Photo via BBVA

“You do not need to leave your room. Remain sitting at your table and listen. Do not even listen, simply wait, be quiet still and solitary. The world will freely offer itself to you to be unmasked, it has no choice, it will roll in ecstasy at your feet.”

Without meaning to, Kafka has produced what’s probably the best description of online shopping. You don’t need to go anywhere at all, and better if you don’t. Sit at your computer and watch the world offer itself to you, in an international marketplace the size of your screen.

This free, unmasked, ecstatic world is available (kind of) in Argentina, as “door to door” shopping, or the term for ordering items from abroad to be delivered directly to your house, is available again, providing you’re a large business or factory.

Alberto Abad, the head of the tax collection agency (AFIP) had attempted to reform the online import system back in March, but the flood of still and solitary shoppers overwhelmed the service. Last week, new legislation was announced informing that people can import up to five items a year, for up to US $999 each, as long as they weigh less than 50 kilograms, are no more than three of the same item and were not imported for re-sale. These items are subject to taxation, though it’s unclear how much.

Photo via hellogiggles.com
Photo via hellogiggles.com

While the new legislation will work to stabilize the level of foreign trade available to Argentines, the Argentine Confederation of Small Businesses (CAME) reported that Argentines are now able to purchase products up to 67 percent cheaper than locally made products sold within the country. The amount of items that can be purchased online is not small — since people are allowed to make five purchases up to US $999 per year, the net amount is around US $5,000, which CAME had indicated was enough to impact the Argentine economy.

“Clearly, it’s not the opportune time to enable this system of online shopping,” CAME had indicated. Local production and commercial sale will most obviously be affected, but indirectly or directly, this policy will also affect the consumers.

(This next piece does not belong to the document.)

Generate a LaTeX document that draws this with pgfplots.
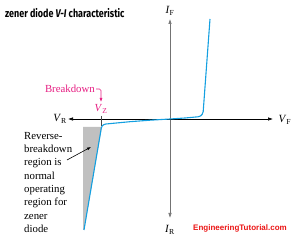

Among the products most affected are clothes, toys, light fixtures, leather goods and crockery, reported Ambito, since drastically cheaper items “Made in China” are now available for purchase.

The ability to purchase foreign items online was originally curbed in 2014, after former President Cristina Fernández de Kirchner attempted to aid Argentine business and production through legislation that limited the amount of items Argentine people could buy online, and ended door to door service. Without these limits on foreign imports, regulation of business and the primacy of local businesses might not be as possible to maintain.